As New Jersey continues to rake in more than $2bn annually from internet gaming and online sports betting, the question arises why Florida is not being allowed to do the same thing — so far.
Before he found religion and embraced online gambling by signing landmark legislation in 2013, Governor Chris Christie of New Jersey vetoed an earlier internet gaming bill in March 2011.
Christie said it was “a legal fiction” to argue online poker and other internet games actually occur in Atlantic City where computer servers process the activity and the only place in New Jersey where the state constitution permits casino gaming to be conducted.
New Jersey’s internet gaming model has come to be known as the “hub and spoke” model, with Atlantic City being the hub accepting bets via spokes reaching the rest of the state.
The Seminole Tribe of Florida also used a hub and spoke model to accept sport bets online from November 1 through December 4 last year in accordance with a new tribal-state compact approved by state, federal and tribal governments.
The Seminoles were forced to stop accepting online bets after a November 22, 2021 ruling by U.S. District Judge Dabney Friedrich of Washington, D.C. who declared the wagers and the new compact violated the Indian Gaming Regulatory Act (IGRA) of 1988.
Friedrich echoed Christie in dismissing the notion that the hub and spoke model for internet gambling is legal on grounds that the gambling activity would occur at the site of the server on tribal lands, rather than the location of the bettor elsewhere in Florida.
“[T]his court cannot accept that fiction,” Friedrich wrote on page 19 of her 25-page opinion.
It is fair to say internet gambling and online sports betting are no longer a fiction in New Jersey, which is receiving almost $200m in revenue per month from these two verticals.
In 2013, Christie signed an amended version of the New Jersey internet gambling law which allayed some of his concerns.
“But the legal fiction part of [Christie’s] argument — it wasn’t really addressed, and that still remains the law today …and is the basis of how internet gaming works [in New Jersey],” said Harry Jackson, an attorney with the Fox Rothschild law firm in Atlantic City.
Jackson delivered his remarks last month during the Seton Hall Law School's Gaming Law, Compliance and Integrity Boot Camp in Newark, New Jersey.
Noting his association with Fox Rothschild, which represents the Seminoles via Hard Rock International, Jackson declined to elaborate on his comments when contacted this week.
Nevertheless, the argument that Florida’s internet sports-betting operations were basically the same as New Jersey’s may come up in the appeal of Friedrich’s decision.
The appeal is expected to be heard later this year by the U.S. Court of Appeals for the D.C. Circuit.
“I think conceptually the Seminoles’ model is similar to New Jersey’s system, but don’t think the comparison does much for the Seminoles,” said Bob Jarvis, a gaming law professor at the Shepard Broad College of Law in Davie, Florida.
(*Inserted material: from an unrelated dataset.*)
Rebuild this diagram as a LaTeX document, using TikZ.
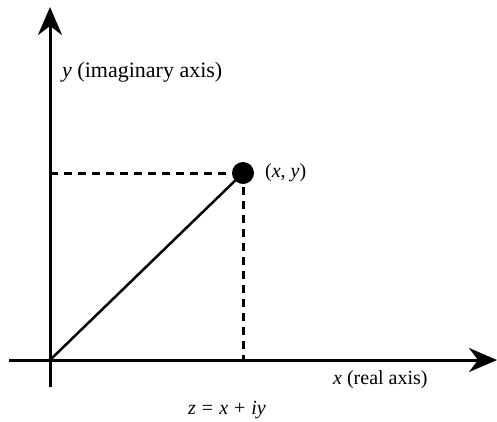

“A state can pretty much do whatever it wants inside its borders while a tribe has to comply with IGRA. Thus, I suspect the D.C. Circuit is going to give this argument very short shrift.”
The test for the Seminoles in their appeal is proving their internet gambling operations “are legal under IGRA, or at least not illegal,” according to Jarvis.
“Of course, they are helped in making this showing by the fact that the [U.S.] Department of the Interior let the compact [with Florida] go through, meaning it thought the Seminoles’ plan was legal,” Jarvis said.
No matter how the appeal is decided, Jarvis described the chances for the Seminole case to reach the U.S. Supreme Court as “excellent.”
“The one fly in the ointment is that the Seminoles would be [appealing] an issue that two circuit courts have ruled on in the same way,” Jarvis said.
Jarvis was referring to Friedrich’s decision and the Desert Rose ruling in 2018 by the Ninth U.S. Circuit Court of Appeals in California rejecting tribal online bingo.
“But I think the justices will overlook the lack of a conflict,” he said.
“Indeed, the [Supreme Court] may even feel it has to step in to provide guidance before more circuit courts take up the issue.”